Books_table_HTML <- table_HTML %>%
html_node("table") %>%
html_table(header = TRUE, fill = TRUE)
Books_table_HTML
## # A tibble: 3 × 6
## Title Authors `Publication Year` Summary Genre `Main Themes`
## <chr> <chr> <int> <chr> <chr> <chr>
## 1 Guns, Germs, and Steel Jared … 1997 Explor… Non-… Geography, A…
## 2 A People's History of … Howard… 1980 Provid… Non-… Social Justi…
## 3 The Rise and Fall of t… Willia… 1960 Chroni… Non-… World War II…
##XML same as we did in the first part, we store out XML code in Github and read it on R
library(xml2)
library(xmlconvert)
## Warning: package 'xmlconvert' was built under R version 4.3.3
url <- "https://raw.githubusercontent.com/sokkarbishoy/DATA607/main/Books%20.XML"
xmltable <- (read_xml(url))
xmltable
## {xml_document}
## <books>
## [1] <book>\n <title>Guns, Germs, and Steel</title>\n <authors>Jared Diamond ...
## [2] <book>\n <title>A People's History of the United States</title>\n <auth ...
## [3] <book>\n <title>The Rise and Fall of the Third Reich</title>\n <authors ...
xml_data <- xmlParse(xmltable)
titles <- xpathSApply(xml_data, "//book/title", xmlValue)
authors <- xpathSApply(xml_data, "//book/authors", xmlValue)
years <- xpathSApply(xml_data, "//book/publication_year", xmlValue)
summaries <- xpathSApply(xml_data, "//book/summary", xmlValue)
main_themes <- xpathSApply(xml_data, "//book/main_themes", xmlValue)
genres <- xpathSApply(xml_data, "//book/genre", xmlValue)
Books_data_XML <- data.frame(
Title = titles,
Authors = authors,
Publication_Year = years,
Summary = summaries,
Genre = genres,
Main_Themes = main_themes)
print(Books_data_XML)
## Title Authors
## 1 Guns, Germs, and Steel Jared Diamond
## 2 A People's History of the United States Howard Zinn
## 3 The Rise and Fall of the Third Reich William L. Shirer, Ron Rosenbaum
## Publication_Year
## 1 1997
## 2 1980
## 3 1960
## Summary
## 1 Explores the reasons for the dominance of Eurasian civilizations throughout history.
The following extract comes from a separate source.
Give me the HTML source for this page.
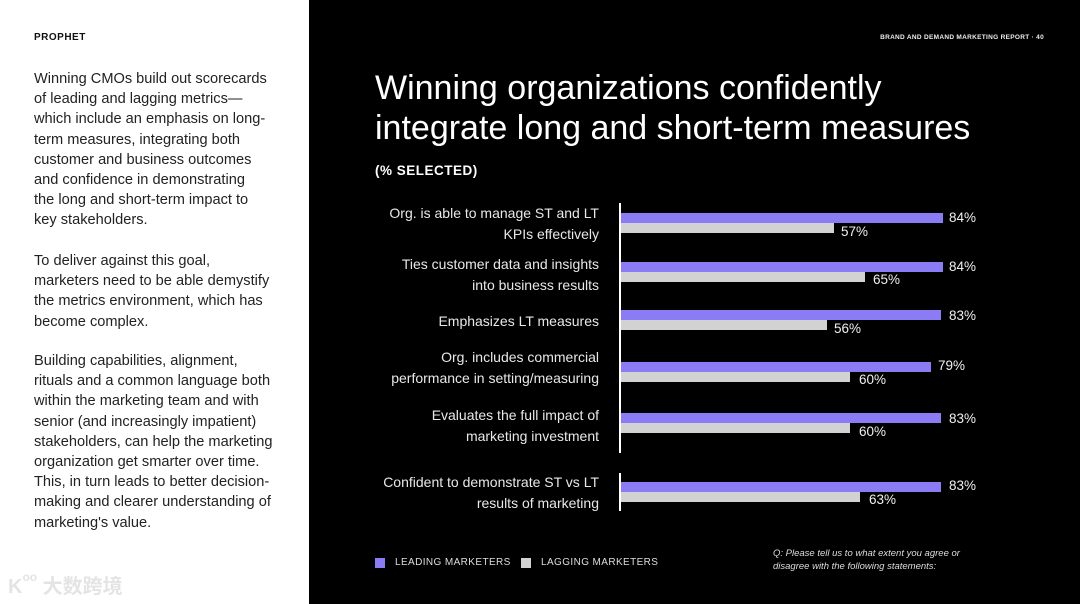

## 2 Provides a different perspective on American history, focusing on the experiences of ordinary people rather than political elites.
## 3 Chronicles the history of Nazi Germany, from its rise to power to its defeat in World War II, written by a journalist who witnessed many of the events firsthand.
## Genre Main_Themes
## 1 Non-fiction Geography, Anthropology, Sociology
## 2 Non-fiction Social Justice, Labor Movements, Civil Rights
## 3 Non-fiction World War II, Totalitarianism, Rise and Fall of Empires
##JSON
Json_file = "https://raw.githubusercontent.com/sokkarbishoy/DATA607/main/books.JSON"
json_raw <- fromJSON(Json_file)
Books_table_json <- as.data.frame(json_raw, col.names = c(""))
Books_table_json
## title authors
## 1 Guns, Germs, and Steel Jared Diamond
## 2 A People's History of the United States Howard Zinn
## 3 The Rise and Fall of the Third Reich William L. Shirer, Ron Rosenbaum
## publication_year
## 1 1997
## 2 1980
## 3 1960
## summary
## 1 Explores the reasons for the dominance of Eurasian civilizations throughout history.
## 2 Provides a different perspective on American history, focusing on the experiences of ordinary people rather than political elites.
## 3 Chronicles the history of Nazi Germany, from its rise to power to its defeat in World War II, written by a journalist who witnessed many of the events firsthand.
## genre main_themes
## 1 Non-fiction Geography, Anthropology, Sociology
## 2 Non-fiction Social Justice, Labor Movements, Civil Rights
## 3 Non-fiction World War II, Totalitarianism, Rise and Fall of Empires
##Conclusion In this assignment, I learned how to pull data from HTML, XML, and JSON code formate into R. I am sure this was simple as I was the one who created the table but over the next weeks I will be practicing web scrapping more and would apply what I learned from this assignment.